Tuesday, December 22, 1998 Published at 17:42 GMT
Radical preacher Lord Soper dies
Lord Soper at Speakers' Corner in Hyde Park
Click here to read an interview with Lord Soper conducted earlier in the year as he celebrated his 95th birthday.
Lord Soper, the veteran Labour peer and Methodist campaigner, has died peacefully at his London home.
A spokeswoman for the Methodist Church said he returned home and sat in his favourite chair before dying peacefully.
He was born in 1903 and was educated at St Catherine's College Cambridge and the London School of Economics. He first became a minister in at the South London Mission in 1926.
Lord Soper became famous as a campaigner on social issues and a strong advocate of pacifism and nuclear disarmament.
In what was one of his last campaigns he gave his support to the Speakers' Corner Movement, a pressure group also backed by Labour MP Tony Benn, to preserve the tradition of public oratory in Hyde Park.

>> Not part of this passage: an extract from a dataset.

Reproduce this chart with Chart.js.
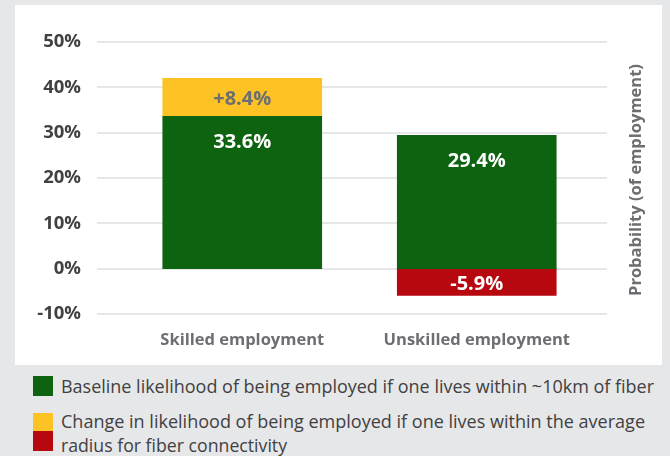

Lord Soper, was also known for supporting radical causes including The League Against Cruel Sports, which he served as president.

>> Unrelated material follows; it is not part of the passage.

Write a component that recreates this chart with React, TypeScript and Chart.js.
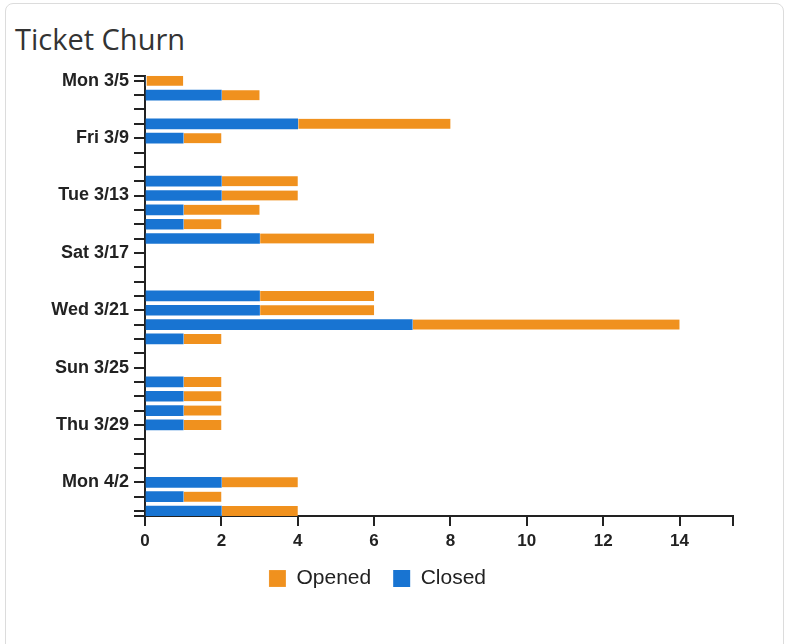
import React, { useEffect, useRef } from 'react';
import { Chart, registerables } from 'chart.js';

Chart.register(...registerables);

// Day index 0 = Mon 3/5 ... 30 = Wed 4/4
const tickDayIndex = [0, 4, 8, 12, 16, 20, 24, 28];
const tickLabels = ['Mon 3/5', 'Fri 3/9', 'Tue 3/13', 'Sat 3/17', 'Wed 3/21', 'Sun 3/25', 'Thu 3/29', 'Mon 4/2'];
const dayCount = 31;

const barDays = [0, 1, 3, 4, 7, 8, 9, 10, 11, 15, 16, 17, 18, 21, 22, 23, 24, 28, 29, 30];
const closedValues = [0, 2, 4, 1, 2, 2, 1, 1, 3, 3, 3, 7, 1, 1, 1, 1, 1, 2, 1, 2];
const openedValues = [1, 1, 4, 1, 2, 2, 2, 1, 3, 3, 3, 7, 1, 1, 1, 1, 1, 2, 1, 2];

const xTickValues = [0, 2, 4, 6, 8, 10, 12, 14];
const xMax = 15.4;
const yMin = -0.35;
const yMax = 30.35;

const ORANGE = '#F0911E';
const BLUE = '#1874D2';
const AXIS = '#222222';

export default function App() {
  const canvasRef = useRef<HTMLCanvasElement | null>(null);

  useEffect(() => {
    const canvas = canvasRef.current;
    if (!canvas) return;
    const days: number[] = [];
    for (let i = 0; i < dayCount; i++) days.push(i);

    const chart = new Chart(canvas, {
      type: 'bar',
      data: {
        datasets: [
          {
            label: 'Closed',
            data: barDays.map((d, i) => ({ x: closedValues[i], y: d })),
            backgroundColor: BLUE,
            barThickness: 10,
          },
          {
            label: 'Opened',
            data: barDays.map((d, i) => ({ x: openedValues[i], y: d })),
            backgroundColor: ORANGE,
            borderColor: 'rgba(255,255,255,0.6)',
            borderWidth: { left: 1, right: 0, top: 0, bottom: 0 },
            borderSkipped: false,
            barThickness: 10,
          },
        ],
      },
      options: {
        indexAxis: 'y',
        animation: false,
        responsive: false,
        maintainAspectRatio: false,
        layout: { padding: { left: 22, right: 57, top: 15, bottom: 21 } },
        plugins: {
          title: { display: false },
          tooltip: { enabled: false },
          legend: {
            display: true,
            position: 'bottom',
            labels: {
              boxWidth: 17,
              boxHeight: 17,
              padding: 22,
              color: '#222',
              font: { family: 'Liberation Sans, Arial, sans-serif', size: 21 },
              sort: (a: any, b: any) => b.datasetIndex - a.datasetIndex,
            },
          },
        },
        scales: {
          x: {
            type: 'linear',
            stacked: true,
            min: 0,
            max: xMax,
            afterBuildTicks: (scale: any) => {
              scale.ticks = [...xTickValues, xMax].map((v) => ({ value: v }));
            },
            afterFit: (scale: any) => {
              scale.height = 30;
            },
            ticks: {
              autoSkip: false,
              maxRotation: 0,
              padding: 5,
              color: '#222',
              font: { family: 'Liberation Sans, Arial, sans-serif', size: 17, weight: 'bold' },
              callback: (v: any) => (xTickValues.includes(Number(v)) ? String(v) : ''),
            },
            grid: {
              drawOnChartArea: false,
              drawTicks: true,
              tickLength: 10,
              color: AXIS,
              lineWidth: 2,
            },
            border: { display: true, color: AXIS, width: 2 },
          },
          y: {
            type: 'linear',
            stacked: true,
            reverse: true,
            offset: false,
            min: yMin,
            max: yMax,
            afterBuildTicks: (scale: any) => {
              scale.ticks = [yMin, ...days, yMax].map((v) => ({ value: v }));
            },
            afterFit: (scale: any) => {
              scale.width = 123;
            },
            ticks: {
              autoSkip: false,
              padding: 5,
              color: '#222',
              font: { family: 'Liberation Sans, Arial, sans-serif', size: 18, weight: 'bold' },
              callback: (v: any) => {
                const idx = tickDayIndex.indexOf(Number(v));
                return idx >= 0 ? tickLabels[idx] : '';
              },
            },
            grid: {
              offset: false,
              drawOnChartArea: false,
              drawTicks: true,
              tickLength: 11,
              color: AXIS,
              lineWidth: 2,
            },
            border: { display: true, color: AXIS, width: 2 },
          },
        },
      },
    } as any);

    return () => chart.destroy();
  }, []);

  return (
    <div style={{ position: 'absolute', left: 0, top: 0, width: 790, height: 644, overflow: 'hidden', background: '#fff' }}>
      <div
        style={{
          position: 'absolute',
          left: 5,
          top: 3,
          width: 779,
          height: 680,
          border: '1px solid #dcdcdc',
          borderRadius: 8,
          boxSizing: 'border-box',
        }}
      />
      <div
        style={{
          position: 'absolute',
          left: 15,
          top: 19,
          fontFamily: '"Open Sans", sans-serif',
          fontSize: 29,
          color: '#333',
          lineHeight: 'normal',
          whiteSpace: 'nowrap',
        }}
      >
        Ticket Churn
      </div>
      <canvas
        ref={canvasRef}
        width={790}
        height={560}
        style={{ position: 'absolute', left: 0, top: 60, width: 790, height: 560 }}
      />
    </div>
  );
}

He also gave many open air sermons at Tower Hill and was a committed socialist preached against war, poverty, drink, gambling, capitalism, communism, McCarthyism, slave labour, racial inequality and capital punishment.
Born into a Methodist home
Donald Oliver Soper was born into a Methodist family in Wandsworth, south London. His parents raised him, his sister Millicent, and brother Meredith, in a family routine of daily prayers.
The meetings started after Lord Soper asked a man sitting on the wall below Myer's warehouse how to start a meeting.
"Get up on the wall and clap yer 'ands, guv'nor. They'll come," he was told.
Lord Soper began his famous Sunday afternoon soap-box orations at Speakers' Corner in the early 1940s.
No mercy for hecklers
"Soapie", attracted large congregations to his soap-box pulpit, and established a reputation for being ruthless with hecklers.
Even in 1993, at the age of 90, he was to be found at Speakers' Corner on Sunday afternoons.
He said then: "I am a Methodist preacher and I suppose in some respects I'm peculiar in that I never wanted to do anything else."
He was elected president of the Methodist Conference in 1953 - and caused a major controversy the following year by returning from a visit to Russia to announce that he would rather face Communism in England than a third world war.
From 1974 to 1978 he was chairman of Shelter, the charity for the homeless. In 1981 the World Methodist Council gave him its Peace award.
In 1988 he became president of the League against Cruel Sports. That same year he was awarded an honorary Doctorate of Divinity by Cambridge.
He leaves four daughters, nine grandchildren and three great-grandchildren.